Part of a data file:
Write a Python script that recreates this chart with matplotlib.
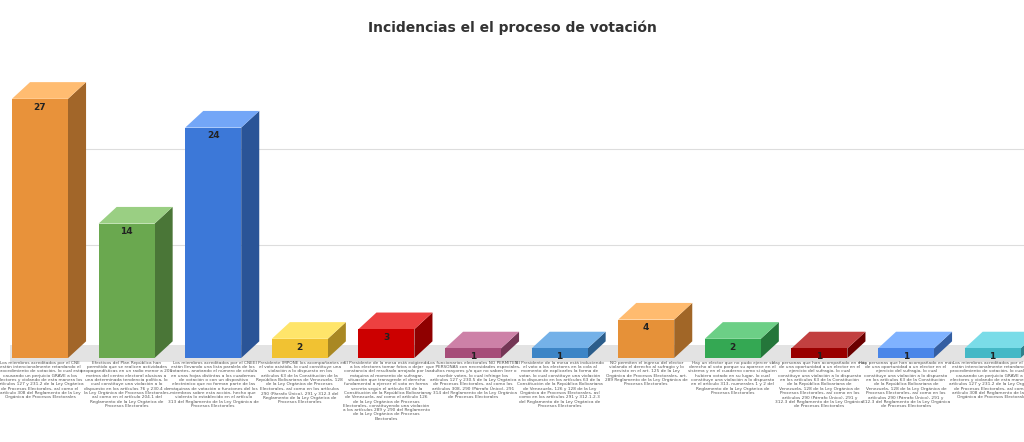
import matplotlib
matplotlib.use("Agg")
import matplotlib.pyplot as plt
from matplotlib.patches import Polygon
from matplotlib.transforms import ScaledTranslation
import matplotlib.colors as mc
import textwrap

title = "Incidencias el el proceso de votación"
values = [27, 14, 24, 2, 3, 1, 1, 4, 2, 1, 1, 1]
colors = ["#E8923A", "#6AA84F", "#3C78D8", "#F1C232", "#CC0000", "#A64D79",
          "#3D85C6", "#E69138", "#34A853", "#990000", "#4A86E8", "#45B8C6"]
labels = [
 "Los miembros acreditados por el CNE están intencionalmente retardando el procedimiento de votación, lo cual está causando un perjuicio GRAVE a los electores y violando de esta manera los artículos 127 y 231.2 de la Ley Orgánica de Procesos Electorales, así como el artículo 308 del Reglamento de la Ley Orgánica de Procesos Electorales",
 "Efectivos del Plan República han permitido que se realicen actividades propagandísticas en un radio menor a 200 metros del centro electoral alusivas a una determinada tendencia política, lo cual constituye una violación a lo dispuesto en los artículos 76 y 230.4 de la Ley Orgánica de Procesos Electorales, así como en el artículo 204.1 del Reglamento de la Ley Orgánica de Procesos Electorales",
 "Los miembros acreditados por el CNE están llevando una lista paralela de los votantes, anotando el número de cédula en unas hojas distintas a los cuadernos de votación o con un dispositivo electrónico que no forman parte de las máquinas de votación o funciones del los miembros sobre esta acción, hecho que violenta lo establecido en el artículo 313 del Reglamento de la Ley Orgánica de Procesos Electorales",
 "El Presidente IMPONE los acompañantes en el voto asistido, lo cual constituye una violación a lo dispuesto en los artículos 63 de la Constitución de la República Bolivariana de Venezuela, 128 de la Ley Orgánica de Procesos Electorales, así como en los artículos 290 (Párrafo Único), 291 y 312.3 del Reglamento de la Ley Orgánica de Procesos Electorales",
 "El Presidente de la mesa está exigiendo a los electores tomar fotos o dejar constancia del resultado arrojado por la máquina al momento de sufragar, situación que transgrede el derecho fundamental a ejercer el voto en forma secreta según el artículo 63 de la Constitución de la República Bolivariana de Venezuela, así como el artículo 126 de la Ley Orgánica de Procesos Electorales, constituyendo una violación a los artículos 289 y 290 del Reglamento de la Ley Orgánica de Procesos Electorales",
 "Los funcionarios electorales NO PERMITEN que PERSONAS con necesidades especiales, adultos mayores y/o que no saben leer o escribir voten, lo cual infringe los artículos 127 y 230.5 de la Ley Orgánica de Procesos Electorales, así como los artículos 308, 290 (Párrafo Único), 291 y 314 del Reglamento de la Ley Orgánica de Procesos Electorales",
 "El Presidente de la mesa está induciendo el voto a los electores en la cola al momento de explicarles la forma de votar, lo cual constituye una violación a lo dispuesto en los artículos 63 de la Constitución de la República Bolivariana de Venezuela, 126 y 128 de la Ley Orgánica de Procesos Electorales, así como en los artículos 291 y 312.1.2.3 del Reglamento de la Ley Orgánica de Procesos Electorales",
 "NO permiten el ingreso del elector violando el derecho al sufragio y lo previsto en el art. 125 de la Ley Orgánica de Procesos Electorales, art. 289 Reglamento de la Ley Orgánica de Procesos Electorales",
 "Hay un elector que no pudo ejercer su derecho al voto porque su aparece en el sistema y en el cuaderno como si alguien hubiera votado en su lugar, lo cual constituye una violación a lo dispuesto en el artículo 313, numerales 1 y 2 del Reglamento de la Ley Orgánica de Procesos Electorales",
 "Hay personas que han acompañado en más de una oportunidad a un elector en el ejercicio del sufragio, lo cual constituye una violación a lo dispuesto en los artículos 63 de la Constitución de la República Bolivariana de Venezuela, 128 de la Ley Orgánica de Procesos Electorales, así como en los artículos 290 (Párrafo Único), 291 y 312.3 del Reglamento de la Ley Orgánica de Procesos Electorales",
 "Hay personas que han acompañado en más de una oportunidad a un elector en el ejercicio del sufragio, lo cual constituye una violación a lo dispuesto en los artículos 63 de la Constitución de la República Bolivariana de Venezuela, 128 de la Ley Orgánica de Procesos Electorales, así como en los artículos 290 (Párrafo Único), 291 y 312.3 del Reglamento de la Ley Orgánica de Procesos Electorales",
 "Los miembros acreditados por el CNE están intencionalmente retardando el procedimiento de votación, lo cual está causando un perjuicio GRAVE a los electores y violando de esta manera los artículos 127 y 231.2 de la Ley Orgánica de Procesos Electorales, así como el artículo 308 del Reglamento de la Ley Orgánica de Procesos Electorales",
]

W, H = 1024, 442
fig = plt.figure(figsize=(W/100, H/100), dpi=100)
fig.patch.set_facecolor("white")
ax = fig.add_axes([0, (H-358)/H, 1, 300/H])
ax.set_facecolor("none")
step = 86.6
ax.set_xlim(-40/step, (W-40)/step)
ymax = 300/9.6
ax.set_ylim(0, ymax)
ax.axis("off")

dx, dy = 13/72, 12/72
off = ScaledTranslation(dx, dy, fig.dpi_scale_trans)
back = ax.transData + off
x0, x1 = ax.get_xlim()

fig.add_artist(plt.Rectangle((10/W, (H-362)/H), 1, 17/H, transform=fig.transFigure,
                             facecolor="#e3e3e3", edgecolor="none", zorder=0))
for g in [10, 20]:
    ax.plot([x0 + 0.2, x1], [g, g], color="#dddddd", lw=0.8, transform=back, zorder=0)

bw = 56/step
for i, (v, c) in enumerate(zip(values, colors)):
    l, r = i - bw/2, i + bw/2
    dark = tuple(x*0.7 for x in mc.to_rgb(c))
    light = tuple(min(1, x*0.85+0.25) for x in mc.to_rgb(c))
    p0 = ax.transData.transform((r, 0)); p1 = ax.transData.transform((r, v))
    p2 = back.transform((r, v)); p3 = back.transform((r, 0))
    ax.add_patch(Polygon([p0, p1, p2, p3], closed=True, transform=None,
                         facecolor=dark, edgecolor="none", zorder=2))
    t0 = ax.transData.transform((l, v)); t1 = ax.transData.transform((r, v))
    t2 = back.transform((r, v)); t3 = back.transform((l, v))
    ax.add_patch(Polygon([t0, t1, t2, t3], closed=True, transform=None,
                         facecolor=light, edgecolor="none", zorder=2))
    ax.bar(i, v, width=bw, color=c, zorder=3)
    ax.text(i, v - 0.4, str(v), ha="center", va="top", fontsize=6.5,
            fontweight="bold", color="#222222", zorder=4)
    ax.text(i, -0.3, "\n".join(textwrap.wrap(labels[i], 40)), ha="center",
            va="top", fontsize=3.1, color="#555555", linespacing=1.1,
            clip_on=False)

fig.text(0.5, 1 - 28/H, title, ha="center", va="center", fontsize=10,
         fontweight="bold", color="#333333")
fig.savefig("out.png", dpi=100)
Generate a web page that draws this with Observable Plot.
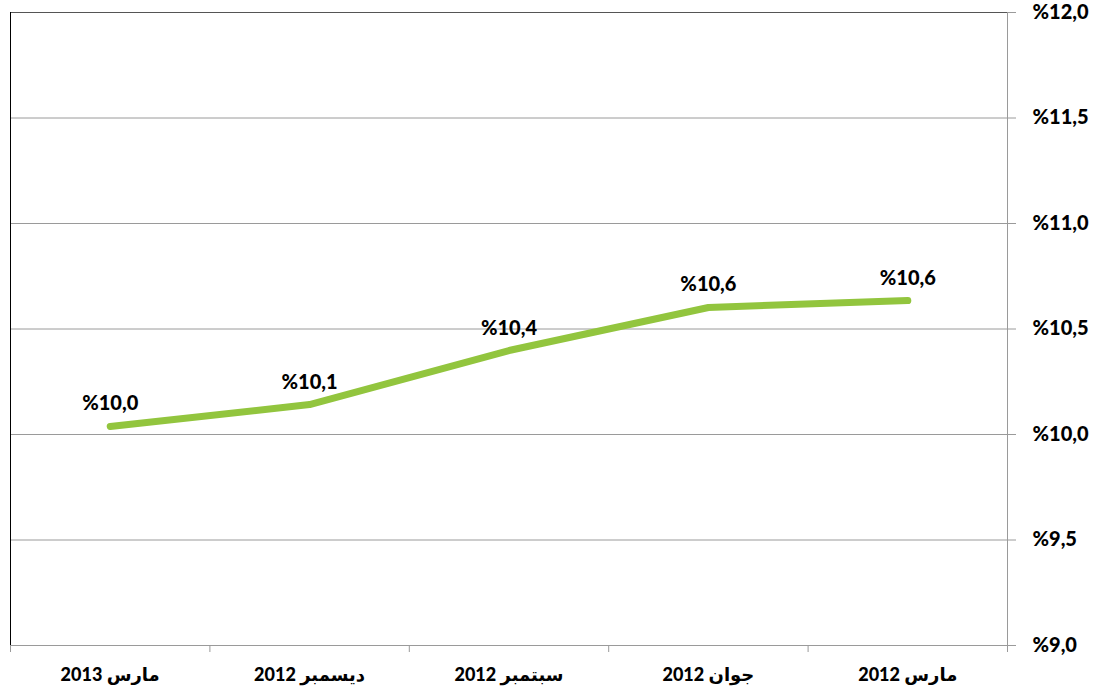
<!DOCTYPE html>
<html><head><meta charset="utf-8">
<script src="https://cdn.jsdelivr.net/npm/d3@7"></script>
<script src="https://cdn.jsdelivr.net/npm/@observablehq/plot@0.6"></script>
<style>
body{margin:0;background:#fff;}
svg text{font-family:Lato,"DejaVu Sans",sans-serif;}
</style>
</head><body>
<div id="chart"></div>
<script>
const categories = ["مارس 2013","ديسمبر 2012","سبتمبر 2012","جوان 2012","مارس 2012"];
const values = [10.038, 10.142, 10.398, 10.602, 10.635];
const labels = ["%10,0","%10,1","%10,4","%10,6","%10,6"];
const yTicks = [9.0, 9.5, 10.0, 10.5, 11.0, 11.5, 12.0];

const data = categories.map((c, i) => ({cat: c, pos: i + 0.5, value: values[i], label: labels[i]}));
const boundaries = d3.range(categories.length + 1);
const centers = categories.map((c, i) => i + 0.5);
const fmt = v => "%" + v.toFixed(1).replace(".", ",");

const plot = Plot.plot({
  width: 1099,
  height: 695,
  marginLeft: 10,
  marginRight: 92,
  marginTop: 12,
  marginBottom: 50,
  style: {background: "#fff", fontFamily: "Lato, 'DejaVu Sans', sans-serif"},
  x: {type: "linear", domain: [0, categories.length]},
  y: {domain: [9, 12]},
  marks: [
    Plot.gridY(yTicks, {stroke: "#9a9a9a", strokeOpacity: 1}),
    Plot.frame({stroke: "#9a9a9a"}),
    Plot.ruleY([12], {stroke: "#555"}),
    Plot.ruleX([0], {stroke: "#000"}),
    Plot.axisY({anchor: "right", ticks: yTicks, tickFormat: fmt, tickSize: 8, tickPadding: 17,
      textAnchor: "start", fontSize: 20, fontWeight: 900, fill: "#000", stroke: "#9a9a9a", label: null}),
    Plot.axisX({ticks: boundaries, tickSize: 7, tickFormat: () => "", stroke: "#9a9a9a", label: null}),
    Plot.axisX({ticks: centers, tickSize: 0, tickPadding: 23, tickFormat: v => categories[Math.floor(v)],
      fontSize: 18, fontWeight: 900, fill: "#000", label: null}),
    Plot.line(data, {x: "pos", y: "value", stroke: "#92C53E", strokeWidth: 7, strokeLinecap: "round", strokeLinejoin: "round"}),
    Plot.text(data, {x: "pos", y: "value", text: "label", lineAnchor: "bottom", dy: -16,
      fontSize: 20, fontWeight: 900, fill: "#000"})
  ]
});
plot.querySelectorAll('g[aria-label="x-axis tick label"] text').forEach(t => {
  t.setAttribute("direction", "rtl");
  t.style.direction = "rtl";
  t.style.unicodeBidi = "embed";
});
document.getElementById("chart").append(plot);
</script>
</body></html>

> **Work to do**: Repeat the lines above, starting at the first and stopping after the line that holds "import textwrap", with the pictures left out.

> **Result of the exercise**:
Write a Python script that recreates this chart with matplotlib.
import matplotlib
matplotlib.use("Agg")
import matplotlib.pyplot as plt
from matplotlib.patches import Polygon
from matplotlib.transforms import ScaledTranslation
import matplotlib.colors as mc
import textwrap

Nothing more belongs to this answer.